Some records:
============

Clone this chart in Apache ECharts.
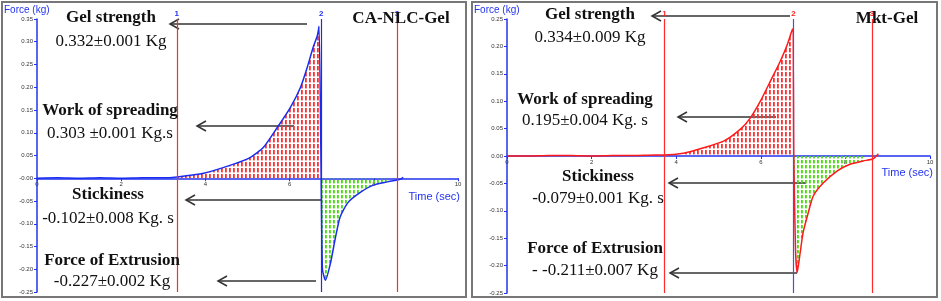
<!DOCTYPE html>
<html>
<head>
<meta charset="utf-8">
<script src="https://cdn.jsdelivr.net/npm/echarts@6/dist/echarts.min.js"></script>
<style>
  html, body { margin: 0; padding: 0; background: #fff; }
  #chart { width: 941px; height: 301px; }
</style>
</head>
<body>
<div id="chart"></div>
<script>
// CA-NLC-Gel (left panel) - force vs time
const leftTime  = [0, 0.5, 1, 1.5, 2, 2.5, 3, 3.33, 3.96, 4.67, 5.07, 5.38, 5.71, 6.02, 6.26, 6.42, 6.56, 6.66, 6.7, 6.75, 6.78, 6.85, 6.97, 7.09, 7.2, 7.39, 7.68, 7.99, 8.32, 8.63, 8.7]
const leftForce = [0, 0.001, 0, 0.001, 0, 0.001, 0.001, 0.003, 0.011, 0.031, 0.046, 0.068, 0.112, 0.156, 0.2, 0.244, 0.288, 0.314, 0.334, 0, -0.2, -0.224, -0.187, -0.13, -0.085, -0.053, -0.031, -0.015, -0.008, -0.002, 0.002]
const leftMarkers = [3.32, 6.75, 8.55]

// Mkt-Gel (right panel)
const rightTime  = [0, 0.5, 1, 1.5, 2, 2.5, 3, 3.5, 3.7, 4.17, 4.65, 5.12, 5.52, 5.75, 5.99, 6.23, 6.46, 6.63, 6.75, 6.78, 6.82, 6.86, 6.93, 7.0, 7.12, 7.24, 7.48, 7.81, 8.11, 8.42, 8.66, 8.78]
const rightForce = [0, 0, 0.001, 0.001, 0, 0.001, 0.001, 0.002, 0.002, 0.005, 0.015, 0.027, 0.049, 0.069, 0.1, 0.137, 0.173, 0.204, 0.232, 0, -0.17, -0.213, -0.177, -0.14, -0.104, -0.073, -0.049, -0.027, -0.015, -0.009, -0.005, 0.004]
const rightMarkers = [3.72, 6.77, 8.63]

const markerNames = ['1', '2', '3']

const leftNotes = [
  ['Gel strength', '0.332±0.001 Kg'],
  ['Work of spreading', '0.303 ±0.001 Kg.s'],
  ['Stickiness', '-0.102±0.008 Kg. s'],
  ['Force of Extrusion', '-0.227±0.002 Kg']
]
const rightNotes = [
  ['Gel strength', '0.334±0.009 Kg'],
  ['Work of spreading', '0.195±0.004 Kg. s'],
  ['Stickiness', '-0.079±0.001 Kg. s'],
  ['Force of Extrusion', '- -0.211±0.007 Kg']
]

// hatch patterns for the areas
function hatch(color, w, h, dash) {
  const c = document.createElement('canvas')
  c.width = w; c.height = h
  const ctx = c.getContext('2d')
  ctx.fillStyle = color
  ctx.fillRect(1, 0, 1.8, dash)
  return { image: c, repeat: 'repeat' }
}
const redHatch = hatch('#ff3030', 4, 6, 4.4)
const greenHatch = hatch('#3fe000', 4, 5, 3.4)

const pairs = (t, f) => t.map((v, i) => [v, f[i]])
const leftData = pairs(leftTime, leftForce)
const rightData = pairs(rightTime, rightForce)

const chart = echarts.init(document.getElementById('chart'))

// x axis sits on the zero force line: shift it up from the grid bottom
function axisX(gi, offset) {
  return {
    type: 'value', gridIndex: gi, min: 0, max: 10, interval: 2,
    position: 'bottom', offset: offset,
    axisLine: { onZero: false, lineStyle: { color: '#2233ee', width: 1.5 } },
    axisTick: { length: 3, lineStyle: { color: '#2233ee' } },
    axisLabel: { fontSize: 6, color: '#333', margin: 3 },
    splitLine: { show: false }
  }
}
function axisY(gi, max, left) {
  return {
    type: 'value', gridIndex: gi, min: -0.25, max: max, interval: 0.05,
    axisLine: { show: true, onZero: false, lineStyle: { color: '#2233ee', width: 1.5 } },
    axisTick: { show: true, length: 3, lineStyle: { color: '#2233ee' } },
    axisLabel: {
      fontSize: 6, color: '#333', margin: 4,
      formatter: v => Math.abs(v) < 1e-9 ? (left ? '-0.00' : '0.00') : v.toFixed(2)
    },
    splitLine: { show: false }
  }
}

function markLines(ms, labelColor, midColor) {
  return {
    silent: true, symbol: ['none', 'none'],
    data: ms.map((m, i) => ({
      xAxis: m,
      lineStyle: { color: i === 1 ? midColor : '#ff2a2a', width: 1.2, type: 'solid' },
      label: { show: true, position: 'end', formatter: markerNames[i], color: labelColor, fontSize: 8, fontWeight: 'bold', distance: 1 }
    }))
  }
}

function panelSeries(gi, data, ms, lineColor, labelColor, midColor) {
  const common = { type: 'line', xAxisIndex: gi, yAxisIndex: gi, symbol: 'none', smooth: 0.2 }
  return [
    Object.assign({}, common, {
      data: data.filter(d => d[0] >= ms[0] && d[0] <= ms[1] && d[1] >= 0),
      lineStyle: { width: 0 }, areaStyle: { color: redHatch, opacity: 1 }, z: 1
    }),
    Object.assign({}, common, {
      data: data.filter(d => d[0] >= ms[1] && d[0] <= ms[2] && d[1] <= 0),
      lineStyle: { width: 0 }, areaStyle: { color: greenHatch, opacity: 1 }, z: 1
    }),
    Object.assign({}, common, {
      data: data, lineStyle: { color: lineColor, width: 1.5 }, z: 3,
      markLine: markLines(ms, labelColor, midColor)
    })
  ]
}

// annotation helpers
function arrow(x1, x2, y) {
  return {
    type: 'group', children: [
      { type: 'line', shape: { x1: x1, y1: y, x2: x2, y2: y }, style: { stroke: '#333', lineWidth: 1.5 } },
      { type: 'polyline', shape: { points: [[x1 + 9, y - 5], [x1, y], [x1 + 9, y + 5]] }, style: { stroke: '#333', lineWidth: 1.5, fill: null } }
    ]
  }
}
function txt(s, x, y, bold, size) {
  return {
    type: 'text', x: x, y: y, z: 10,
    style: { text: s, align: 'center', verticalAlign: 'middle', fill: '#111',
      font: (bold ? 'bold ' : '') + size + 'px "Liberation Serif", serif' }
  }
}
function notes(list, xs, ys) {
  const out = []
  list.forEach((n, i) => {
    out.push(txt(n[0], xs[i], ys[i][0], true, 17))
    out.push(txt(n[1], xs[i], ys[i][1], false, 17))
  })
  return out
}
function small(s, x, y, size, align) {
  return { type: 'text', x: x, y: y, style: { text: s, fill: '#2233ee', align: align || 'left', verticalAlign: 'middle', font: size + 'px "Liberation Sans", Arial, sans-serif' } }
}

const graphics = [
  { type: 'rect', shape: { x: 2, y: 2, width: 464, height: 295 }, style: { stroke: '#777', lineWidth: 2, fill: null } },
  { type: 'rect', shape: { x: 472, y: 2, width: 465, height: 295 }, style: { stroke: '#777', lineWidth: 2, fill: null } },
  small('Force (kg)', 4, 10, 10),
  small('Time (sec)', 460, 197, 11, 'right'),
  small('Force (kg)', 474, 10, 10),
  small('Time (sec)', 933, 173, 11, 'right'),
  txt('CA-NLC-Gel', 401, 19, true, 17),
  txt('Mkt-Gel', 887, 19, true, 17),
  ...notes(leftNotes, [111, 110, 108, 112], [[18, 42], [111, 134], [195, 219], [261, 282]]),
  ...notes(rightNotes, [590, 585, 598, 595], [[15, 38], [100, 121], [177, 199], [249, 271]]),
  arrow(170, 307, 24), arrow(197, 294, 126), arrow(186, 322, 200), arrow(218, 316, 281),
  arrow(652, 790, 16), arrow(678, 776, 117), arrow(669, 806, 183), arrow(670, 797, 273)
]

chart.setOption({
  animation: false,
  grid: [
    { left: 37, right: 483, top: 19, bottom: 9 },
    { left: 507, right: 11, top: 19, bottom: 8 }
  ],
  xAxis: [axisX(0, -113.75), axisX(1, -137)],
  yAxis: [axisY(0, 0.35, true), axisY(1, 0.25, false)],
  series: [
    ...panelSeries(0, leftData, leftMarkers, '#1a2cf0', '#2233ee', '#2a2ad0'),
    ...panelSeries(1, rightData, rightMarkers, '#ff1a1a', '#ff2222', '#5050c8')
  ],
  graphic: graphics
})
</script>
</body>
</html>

============

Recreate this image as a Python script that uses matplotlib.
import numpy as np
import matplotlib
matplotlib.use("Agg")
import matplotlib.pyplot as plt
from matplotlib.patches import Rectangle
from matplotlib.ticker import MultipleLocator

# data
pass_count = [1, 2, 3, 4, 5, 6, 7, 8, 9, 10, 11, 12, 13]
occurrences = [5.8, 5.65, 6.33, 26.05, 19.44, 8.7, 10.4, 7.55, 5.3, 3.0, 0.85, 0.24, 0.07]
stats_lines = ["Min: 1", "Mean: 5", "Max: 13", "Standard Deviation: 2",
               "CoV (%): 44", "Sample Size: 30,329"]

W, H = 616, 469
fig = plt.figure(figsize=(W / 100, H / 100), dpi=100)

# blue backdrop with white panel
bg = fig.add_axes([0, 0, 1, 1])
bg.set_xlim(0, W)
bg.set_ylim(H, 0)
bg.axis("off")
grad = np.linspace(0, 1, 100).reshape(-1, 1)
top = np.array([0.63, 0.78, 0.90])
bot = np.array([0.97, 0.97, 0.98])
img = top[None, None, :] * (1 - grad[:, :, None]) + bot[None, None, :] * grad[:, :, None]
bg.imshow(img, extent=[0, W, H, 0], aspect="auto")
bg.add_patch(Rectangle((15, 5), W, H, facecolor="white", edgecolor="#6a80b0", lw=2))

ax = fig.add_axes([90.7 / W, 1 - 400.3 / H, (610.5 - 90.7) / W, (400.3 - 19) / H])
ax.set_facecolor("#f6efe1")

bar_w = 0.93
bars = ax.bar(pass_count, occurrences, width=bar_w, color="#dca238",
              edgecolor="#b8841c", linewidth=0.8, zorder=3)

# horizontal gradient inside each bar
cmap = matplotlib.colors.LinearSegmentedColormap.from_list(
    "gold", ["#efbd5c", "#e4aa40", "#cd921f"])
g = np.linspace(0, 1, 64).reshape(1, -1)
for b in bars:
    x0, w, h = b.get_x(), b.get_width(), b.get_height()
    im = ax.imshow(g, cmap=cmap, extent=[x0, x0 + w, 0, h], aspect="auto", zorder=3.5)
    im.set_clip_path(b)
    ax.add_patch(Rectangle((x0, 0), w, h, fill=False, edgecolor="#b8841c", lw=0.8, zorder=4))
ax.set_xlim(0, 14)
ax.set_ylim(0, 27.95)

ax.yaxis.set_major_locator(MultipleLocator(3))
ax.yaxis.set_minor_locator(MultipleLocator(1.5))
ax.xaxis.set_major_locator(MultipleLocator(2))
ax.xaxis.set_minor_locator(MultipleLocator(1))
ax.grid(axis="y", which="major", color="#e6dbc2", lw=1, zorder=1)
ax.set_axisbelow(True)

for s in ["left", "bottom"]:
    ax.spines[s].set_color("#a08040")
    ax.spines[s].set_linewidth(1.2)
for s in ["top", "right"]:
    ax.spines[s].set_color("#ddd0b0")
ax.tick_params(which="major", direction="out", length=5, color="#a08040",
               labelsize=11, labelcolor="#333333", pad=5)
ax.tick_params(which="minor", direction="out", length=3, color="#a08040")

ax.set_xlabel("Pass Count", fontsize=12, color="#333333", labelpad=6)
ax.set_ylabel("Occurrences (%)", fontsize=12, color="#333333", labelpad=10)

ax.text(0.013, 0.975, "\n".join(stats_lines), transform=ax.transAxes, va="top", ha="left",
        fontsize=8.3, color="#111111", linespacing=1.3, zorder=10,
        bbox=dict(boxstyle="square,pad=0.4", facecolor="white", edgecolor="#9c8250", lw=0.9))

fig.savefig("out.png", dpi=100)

============

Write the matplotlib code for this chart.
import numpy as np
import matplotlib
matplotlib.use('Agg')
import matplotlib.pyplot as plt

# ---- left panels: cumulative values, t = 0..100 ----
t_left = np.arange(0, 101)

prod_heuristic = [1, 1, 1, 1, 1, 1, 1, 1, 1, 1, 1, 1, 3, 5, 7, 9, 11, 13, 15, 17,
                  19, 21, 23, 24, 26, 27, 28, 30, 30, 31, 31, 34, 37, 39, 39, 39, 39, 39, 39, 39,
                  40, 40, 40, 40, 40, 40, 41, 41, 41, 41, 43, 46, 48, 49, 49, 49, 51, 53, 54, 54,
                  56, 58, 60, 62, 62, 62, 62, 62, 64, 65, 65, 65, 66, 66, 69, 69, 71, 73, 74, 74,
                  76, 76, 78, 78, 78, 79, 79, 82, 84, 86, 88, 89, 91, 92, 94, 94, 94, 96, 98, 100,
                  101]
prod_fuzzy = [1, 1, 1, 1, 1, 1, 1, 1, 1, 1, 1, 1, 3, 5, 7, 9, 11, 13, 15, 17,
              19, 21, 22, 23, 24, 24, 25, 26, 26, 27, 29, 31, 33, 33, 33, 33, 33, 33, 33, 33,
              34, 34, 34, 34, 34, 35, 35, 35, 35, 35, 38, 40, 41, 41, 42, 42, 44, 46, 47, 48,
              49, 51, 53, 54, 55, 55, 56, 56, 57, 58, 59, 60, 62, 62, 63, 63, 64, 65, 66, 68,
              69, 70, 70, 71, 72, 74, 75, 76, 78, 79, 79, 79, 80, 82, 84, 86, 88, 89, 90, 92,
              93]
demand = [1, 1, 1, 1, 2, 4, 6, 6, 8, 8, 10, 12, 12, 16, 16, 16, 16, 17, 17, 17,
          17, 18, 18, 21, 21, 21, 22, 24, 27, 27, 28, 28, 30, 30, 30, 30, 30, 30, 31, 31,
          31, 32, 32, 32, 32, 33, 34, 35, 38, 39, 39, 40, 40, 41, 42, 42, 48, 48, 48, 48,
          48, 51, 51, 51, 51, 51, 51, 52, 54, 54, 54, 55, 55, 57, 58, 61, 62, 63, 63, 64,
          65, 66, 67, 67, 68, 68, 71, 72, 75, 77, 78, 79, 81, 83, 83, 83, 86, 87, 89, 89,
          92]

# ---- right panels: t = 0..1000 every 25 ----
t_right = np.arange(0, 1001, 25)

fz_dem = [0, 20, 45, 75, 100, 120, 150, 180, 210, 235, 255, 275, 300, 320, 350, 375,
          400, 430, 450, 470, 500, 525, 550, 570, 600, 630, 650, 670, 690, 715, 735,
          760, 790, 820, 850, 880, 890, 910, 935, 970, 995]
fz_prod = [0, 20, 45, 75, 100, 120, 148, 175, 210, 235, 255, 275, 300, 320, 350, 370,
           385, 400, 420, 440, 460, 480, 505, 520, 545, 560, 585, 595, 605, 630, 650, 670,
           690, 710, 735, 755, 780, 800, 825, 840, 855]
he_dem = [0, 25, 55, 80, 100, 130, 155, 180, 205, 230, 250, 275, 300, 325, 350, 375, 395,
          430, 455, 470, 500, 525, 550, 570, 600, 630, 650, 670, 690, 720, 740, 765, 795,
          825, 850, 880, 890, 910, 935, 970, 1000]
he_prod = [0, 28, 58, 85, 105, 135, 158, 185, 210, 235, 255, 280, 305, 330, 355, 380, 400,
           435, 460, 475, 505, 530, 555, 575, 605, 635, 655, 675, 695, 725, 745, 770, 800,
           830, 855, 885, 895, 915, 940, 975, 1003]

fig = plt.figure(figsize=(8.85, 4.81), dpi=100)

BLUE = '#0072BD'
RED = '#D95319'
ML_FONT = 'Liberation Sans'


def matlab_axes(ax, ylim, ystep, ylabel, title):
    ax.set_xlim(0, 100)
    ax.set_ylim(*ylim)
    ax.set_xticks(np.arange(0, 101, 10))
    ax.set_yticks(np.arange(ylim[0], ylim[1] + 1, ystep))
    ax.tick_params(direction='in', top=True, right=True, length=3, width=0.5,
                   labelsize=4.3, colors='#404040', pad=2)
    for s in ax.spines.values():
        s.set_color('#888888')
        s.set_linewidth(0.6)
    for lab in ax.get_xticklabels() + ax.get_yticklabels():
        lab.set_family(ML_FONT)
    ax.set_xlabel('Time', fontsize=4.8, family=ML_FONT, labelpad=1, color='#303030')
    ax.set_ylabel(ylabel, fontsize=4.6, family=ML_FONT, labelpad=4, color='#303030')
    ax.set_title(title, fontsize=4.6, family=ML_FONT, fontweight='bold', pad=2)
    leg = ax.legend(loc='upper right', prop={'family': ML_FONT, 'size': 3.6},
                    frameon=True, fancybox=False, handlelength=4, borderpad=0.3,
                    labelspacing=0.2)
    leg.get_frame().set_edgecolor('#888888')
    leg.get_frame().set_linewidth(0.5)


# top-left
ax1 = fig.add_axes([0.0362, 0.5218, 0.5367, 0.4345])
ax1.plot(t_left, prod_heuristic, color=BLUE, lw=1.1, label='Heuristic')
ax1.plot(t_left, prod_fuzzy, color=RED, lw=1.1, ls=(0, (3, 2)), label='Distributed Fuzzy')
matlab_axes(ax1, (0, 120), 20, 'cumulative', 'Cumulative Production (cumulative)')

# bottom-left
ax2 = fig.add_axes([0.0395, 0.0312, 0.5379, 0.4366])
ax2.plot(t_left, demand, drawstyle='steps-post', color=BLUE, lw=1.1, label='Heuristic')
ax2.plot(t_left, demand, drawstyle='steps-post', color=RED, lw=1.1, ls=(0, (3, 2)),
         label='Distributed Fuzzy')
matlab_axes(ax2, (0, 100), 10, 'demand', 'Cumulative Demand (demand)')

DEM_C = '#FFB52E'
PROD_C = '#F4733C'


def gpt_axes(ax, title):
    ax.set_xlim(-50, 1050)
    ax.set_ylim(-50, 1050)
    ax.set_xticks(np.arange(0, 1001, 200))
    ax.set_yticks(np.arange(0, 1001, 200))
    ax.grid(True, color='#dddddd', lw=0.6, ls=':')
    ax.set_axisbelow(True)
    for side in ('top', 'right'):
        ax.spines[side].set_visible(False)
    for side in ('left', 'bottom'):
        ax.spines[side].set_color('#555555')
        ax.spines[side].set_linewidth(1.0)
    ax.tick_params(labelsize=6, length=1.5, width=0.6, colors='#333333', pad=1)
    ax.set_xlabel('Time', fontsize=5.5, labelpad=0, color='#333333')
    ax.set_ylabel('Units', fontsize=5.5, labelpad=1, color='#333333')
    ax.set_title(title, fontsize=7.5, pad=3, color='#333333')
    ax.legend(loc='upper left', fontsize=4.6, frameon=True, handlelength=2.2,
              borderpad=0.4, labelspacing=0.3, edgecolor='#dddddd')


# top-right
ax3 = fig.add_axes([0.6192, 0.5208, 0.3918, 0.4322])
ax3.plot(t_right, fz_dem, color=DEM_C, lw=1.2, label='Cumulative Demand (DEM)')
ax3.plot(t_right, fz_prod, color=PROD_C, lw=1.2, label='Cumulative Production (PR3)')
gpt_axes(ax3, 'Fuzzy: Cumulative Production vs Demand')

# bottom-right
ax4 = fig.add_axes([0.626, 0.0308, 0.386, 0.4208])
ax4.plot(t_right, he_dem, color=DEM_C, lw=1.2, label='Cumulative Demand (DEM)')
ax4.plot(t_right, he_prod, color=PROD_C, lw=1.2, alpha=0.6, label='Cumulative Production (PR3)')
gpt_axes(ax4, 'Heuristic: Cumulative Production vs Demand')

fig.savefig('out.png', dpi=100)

============

- Given exercise: Solely the line containing "Write the matplotlib code for this chart.", the line containing "t_left = np.arange(0, 101)", and the lines between them are to be given again, exactly as written.

- In response:
Write the matplotlib code for this chart.
import numpy as np
import matplotlib
matplotlib.use('Agg')
import matplotlib.pyplot as plt

# ---- left panels: cumulative values, t = 0..100 ----
t_left = np.arange(0, 101)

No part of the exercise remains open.